I remember going to the movies to watch the Wizard of Oz when I was a child and being so afraid that I ended up underneath my seat. The things I am afraid of today are a little more complicated than wicked witches and flying monkeys, but using technology is not one of my fears. There is a tendency today to keep referring to the "younger generation" as being computer savvy and the us older folks as being sort out to lunch on the subject. The truth is, I was using computers long before any of the current "younger generation" were even born.
Whether you are old or consider yourself to be young, modern electronic technology is advancing so rapidly that you may be missing most of what is going on. This is true for genealogy as well as any other pursuit that involves electronic devices.
The fundamental issue is keyboarding (typing). If you learned to type in school or otherwise, you feel comfortable with data entry. If you struggle with typing skills, you have a more limited computer and online experience. The second great issue is the hand/eye coordination needed for the use of tracking devices. Some people can use a mouse or trackpad instinctively. I happen to be one of those people. I did not have a learning curve to learn how to use a mouse. The first time I touched one, I knew exactly how to use it. I have long since abandoned mice for trackpads. I can still use a mouse if I have to, but I can now use a trackpad without thinking about the actions needed.
The next big obstacle to electronic device integration is conceptual. You must be able to think abstractly in order to interpret and visualize the electronic universe in an understandable and very physical way. For example, if I create a file on my computer, represented by a folder icon, I need to be able to recognize this electronically created object as having some of the same physical properties as a "real" or physical file sitting on my physical desktop. This was originally called the desktop metaphor. The ability to work abstractly but at the same time think physically is a learned skill that depends heavily on innate ability. Some people can play basketball and other sports, some of us can run computers.
For almost the past twenty years, I have been intensely involved with Elder Law and as a result, primarily issues with dementia. This came about as I had family members who were challenged with the disabilities incurred as a result of dementia and professionally as I represented individuals who were subject to elder abuse. Because of my intimate contact with people challenged with mental disabilities, I realized that one of the common symptoms of being mentally challenged was the inability to conceptualize the abstract relationships of using the "desktop metaphor." The inability to manipulate information in the context of an abstract computer operating system was one of the earliest indications of serious mental disability. Using files on a computer involves a very well developed ability to rely on short-term memory.
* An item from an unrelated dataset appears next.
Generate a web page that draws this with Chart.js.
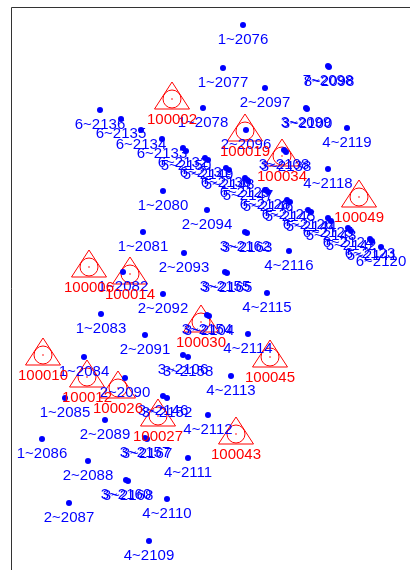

But it is unfair and very detrimental to assume that all old people are challenged by technology, just as it is entirely unwarranted to assume that all young people are technologically savvy. I frequently hear comments from my contemporaries that show that they have "bought into" this common fallacy. When confronted with some technological problem, they say, "Well, I'll just call by son (whoever) and he will come over and set all that up for me." That may be true. You may have to rely on someone else to do things you cannot do yourself. We all have physical and mental limitations. When we moved from Mesa, Arizona to Provo, Utah, we hired a couple of "younger men" at both ends to help us move large, heavy objects such as furniture. But that did not mean that we were physically challenged. It just means that in our complex society today, we don't do everything.
If I want to get my car serviced or repaired, believe me, I could do it all myself and have for years. But do I really want to? No, I spend a few dollars and have someone work on my car. But there are many people who do not know how to change oil or replace a fuel pump, young or old. Maybe your grandson comes over and services your car, but I am not very likely to rely on any of my children or grandchildren to fix my car. Some of them could perhaps, but do not have the time or tools to do that for me. Why do we put computers into a different category than any other tool or device.
Fixing your own car is a good analogy. Is this something a "young" person who knows how to drive can do because they are young and something I cannot do because I am "old." It seems obvious that age has nothing to do with car repair. In fact, I would rather have an old mechanic with years of experience work on my car than a high school student taking motor shop. But the old mechanic has to keep learning new things to continue working on cars that are primarily functioning with electronics.
Are you the old mechanic that has kept up with the technology or the old mechanic that only works on twenty year old cars? You see, technology is technology. It is something we learn to do and adapt to.
Now, genealogists find themselves in a pursuit that is rapidly becoming saturated with technology. But this is true whether or not you are young or old. Technology knows no age. The challenges of age are both physical and mental. But guess what? Young people have the same challenges. I never had the physical skills to play team sports or to become a dentist or a surgeon. Do we all need to have the same skill set? Not at all, but we mostly all drive cars and do other things that require a set of physical and mental skills.
We need to recognize that physical and mental limitations are not directly age related. We do get old but many of us still retain the physical and mental abilities necessary to operate in the online world of computers. We also need to recognize that genealogy involves a huge skill set and that the "young" do not automatically acquire those skills simply by running a smartphone or playing video games. It is time to move on from this young vs. old issue and start focusing on teaching and helping those of all ages to acquire the skills they need to do their genealogy while at the same time recognizing that those who do not have or wish to acquire those skills need help from those of us who do, young or old.